Поэт и близкие ему герои особенно ценят погруженность в мечту, воспоминание, грезу, вещий сон или сомнамбулический транс. Человек тогда словно бы выпадает из действительности, из реального течения времени (граница между мигом и вечностью как бы стирается, исчезает) и обретает некое подобие идеальной гармонии, ее прообраз – состояние, запечатленное в таких стихотворениях, как "Желанье" (1832), "Когда волнуется желтеющая нива…" (1837), "Ветка Палестины" (1837), "Из-под таинственной, холодной полумаски…" (1841), "На севере диком стоит одиноко…" (1841), в воспоминаниях и грезах Мцыри, в ряде пейзажей "Героя нашего времени". Только позабыв "скучные песни земли", полностью отрешившись от "мира печали и слез", душа припоминает сладкие "звуки небес" и упоительную гармонию райского блаженства.
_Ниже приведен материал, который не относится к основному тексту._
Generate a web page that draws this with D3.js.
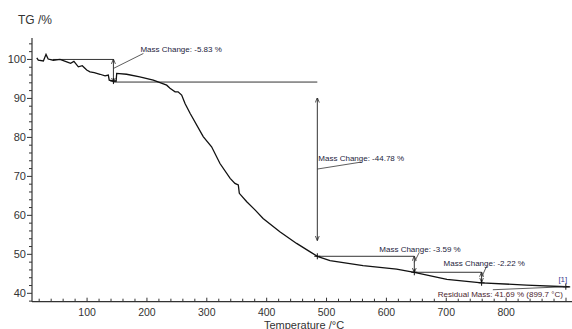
<!DOCTYPE html>
<html>
<head>
<meta charset="utf-8">
<script src="https://cdn.jsdelivr.net/npm/d3@7"></script>
<style>
  body { margin: 0; background: #fff; }
  svg { display: block; font-family: "Liberation Sans", Arial, sans-serif; }
</style>
</head>
<body>
<svg id="chart" width="572" height="329"></svg>
<script>
// TG curve
const temps = [16, 18.5, 27, 31.4, 35, 43.6, 54.8, 66, 72.5, 78, 85.4, 92, 99.4, 104.9, 112, 121.6, 130, 135.5, 137, 144, 148.5, 149.5, 166, 188, 210.6, 233, 238.5, 247, 252, 258, 263.6, 272, 294, 308, 322, 339, 347, 352.6, 354.3, 366.7, 380.5, 394, 422, 450, 472, 484.6, 505.8, 561, 617, 646.6, 701, 759, 834, 899.7, 907];
const tg = [100.4, 99.8, 99.6, 101.3, 100.1, 99.8, 100, 99.4, 99, 99.5, 98.1, 98.4, 97.3, 96.8, 96.6, 96.2, 95.8, 96.0, 94.7, 94.45, 94.45, 96.4, 96.2, 95.55, 94.7, 93.4, 92.6, 91.7, 91.7, 90.85, 88.7, 86.2, 80.2, 77.6, 73.3, 69.5, 68.2, 67.8, 65.65, 63.5, 61.4, 59.2, 55.8, 52.8, 50.7, 49.5, 48.4, 47.1, 46.2, 45.4, 43.6, 42.7, 42.1, 41.69, 41.65];

// mass change steps
const stepStart = [43, 144, 484.6, 646.6];
const stepEnd = [144, 484.6, 646.6, 759];
const stepHigh = [100, 94.2, 49.5, 45.4];
const stepLow = [94.2, 49.5, 45.4, 42.9];
const stepLabels = ["Mass Change: -5.83 %", "Mass Change: -44.78 %", "Mass Change: -3.59 %", "Mass Change: -2.22 %"];

const residualTemp = 899.7;
const residualValue = 41.69;
const residualLabel = "Residual Mass: 41.69 % (899.7 °C)";

const xTicks = [100, 200, 300, 400, 500, 600, 700, 800];
const yTicks = [40, 50, 60, 70, 80, 90, 100];

const svg = d3.select("#chart");
const x = d3.scaleLinear().domain([8, 910]).range([32, 572]);
const y = d3.scaleLinear().domain([37.85, 105.5]).range([301.7, 38]);

svg.append("defs").append("marker")
  .attr("id", "arrow")
  .attr("viewBox", "0 0 10 10")
  .attr("refX", 9).attr("refY", 5)
  .attr("markerWidth", 5).attr("markerHeight", 5)
  .attr("orient", "auto-start-reverse")
  .append("path")
  .attr("d", "M0,1 L10,5 L0,9")
  .attr("fill", "none")
  .attr("stroke", "#222")
  .attr("stroke-width", 1.5);

// axes
const xMinor = d3.range(20, 901, 20);
const yMinor = d3.range(38, 106, 2);

const gx = svg.append("g").attr("transform", `translate(0,${y.range()[0]})`);
gx.append("line").attr("x1", 32).attr("x2", 572).attr("stroke", "#333").attr("stroke-width", 1.2);
gx.selectAll(".mt").data(xMinor).join("line")
  .attr("x1", d => x(d)).attr("x2", d => x(d))
  .attr("y1", 0).attr("y2", d => (d % 100 === 0 ? -4 : -3))
  .attr("stroke", "#333");
gx.selectAll("text").data(xTicks).join("text")
  .attr("x", d => x(d)).attr("y", 14)
  .attr("text-anchor", "middle")
  .attr("font-size", 10.5).attr("fill", "#333")
  .text(d => d);

const gy = svg.append("g").attr("transform", "translate(32,0)");
gy.append("line").attr("y1", 38).attr("y2", y.range()[0]).attr("stroke", "#333").attr("stroke-width", 1.2);
gy.selectAll(".mt").data(yMinor).join("line")
  .attr("y1", d => y(d)).attr("y2", d => y(d))
  .attr("x1", 0).attr("x2", d => (d % 10 === 0 ? -5 : -3))
  .attr("stroke", "#333");
gy.selectAll("text").data(yTicks).join("text")
  .attr("x", -6).attr("y", d => y(d) + 4)
  .attr("text-anchor", "end")
  .attr("font-size", 11).attr("fill", "#333")
  .text(d => d);

svg.append("text").attr("x", 18).attr("y", 24)
  .attr("font-size", 12).attr("fill", "#333").text("TG /%");
svg.append("text").attr("x", 304).attr("y", 328.5)
  .attr("text-anchor", "middle")
  .attr("font-size", 11).attr("fill", "#333").text("Temperature /°C");

// step lines
const ann = svg.append("g").attr("stroke", "#333").attr("fill", "none");
stepStart.forEach((t0, i) => {
  const t1 = stepEnd[i];
  ann.append("line")
    .attr("x1", x(t0)).attr("x2", x(t1))
    .attr("y1", y(stepHigh[i])).attr("y2", y(stepHigh[i]));
  const gap = stepHigh[i] - stepLow[i] > 10 ? 16 : 0;
  ann.append("line")
    .attr("x1", x(t1)).attr("x2", x(t1))
    .attr("y1", y(stepHigh[i]) + gap).attr("y2", y(stepLow[i]) - gap)
    .attr("marker-start", "url(#arrow)")
    .attr("marker-end", "url(#arrow)");
});

// label placement relative to the step corner
const place = [
  { lx: 27, ly: -7, f: 9, tx: 30, ty: -6 },
  { lx: 1, ly: 79, f: 87, tx: 44, ty: 80 },
  { lx: -35, ly: -4, f: 6, tx: 5, ty: -4 },
  { lx: -38, ly: -6, f: 5, tx: 5, ty: -6 }
];
stepEnd.forEach((t1, i) => {
  const px = x(t1), py = y(stepHigh[i]), p = place[i];
  ann.append("line")
    .attr("x1", px).attr("y1", py + p.f)
    .attr("x2", px + p.tx).attr("y2", py + p.ty)
    .attr("stroke-width", 0.8);
  svg.append("text")
    .attr("x", px + p.lx).attr("y", py + p.ly)
    .attr("font-size", 8).attr("fill", "#1c1c3c")
    .text(stepLabels[i]);
});

// TG curve
svg.append("path")
  .datum(temps.map((t, i) => [t, tg[i]]))
  .attr("fill", "none")
  .attr("stroke", "#111")
  .attr("stroke-width", 1.3)
  .attr("d", d3.line().x(d => x(d[0])).y(d => y(d[1])));

// crosses on the curve at step temperatures
const crossAt = stepEnd.concat([residualTemp]);
svg.selectAll(".cross").data(crossAt).join("path")
  .attr("stroke", "#111")
  .attr("d", t => {
    const i = d3.bisectLeft(temps, t);
    const v = i < temps.length && temps[i] === t ? tg[i] : d3.interpolateNumber(tg[i - 1], tg[i])((t - temps[i - 1]) / (temps[i] - temps[i - 1]));
    const cx = x(t), cy = y(v);
    return `M${cx - 3},${cy}H${cx + 3}M${cx},${cy - 3}V${cy + 3}`;
  });

// residual mass
const rx = x(residualTemp), ry = y(residualValue);
svg.append("line")
  .attr("x1", rx).attr("y1", ry)
  .attr("x2", rx - 73).attr("y2", ry + 3)
  .attr("stroke", "#333").attr("stroke-width", 0.8);
svg.append("text")
  .attr("x", rx - 3).attr("y", ry - 5)
  .attr("text-anchor", "middle")
  .attr("font-size", 8).attr("fill", "#3c3c8c").text("[1]");
svg.append("text")
  .attr("x", rx - 3).attr("y", ry + 10)
  .attr("text-anchor", "end")
  .attr("font-size", 8).attr("fill", "#4a1e2e").text(residualLabel);
</script>
</body>
</html>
Вот почему столь характерны для лермонтовской лирики мотивы забвенья-воспоминания ("Как часто, пестрою толпою окружен…"), сна во сне ("Сон"). Погруженность в грезу, забытье – это некое устойчивое состояние, постоянное свойство лирического героя, "лермонтовского человека" вообще (см. [4. С. 10–52]). Такого рода отпадение от реальности служит Лермонтову неоспоримым свидетельством совершенства личности, ее сопричастности высшим началам бытия. И одновременно дает новый импульс, питающий и усиливающий постоянное тяготение к "небесному", удостоверяющий его осуществимость, его истинность.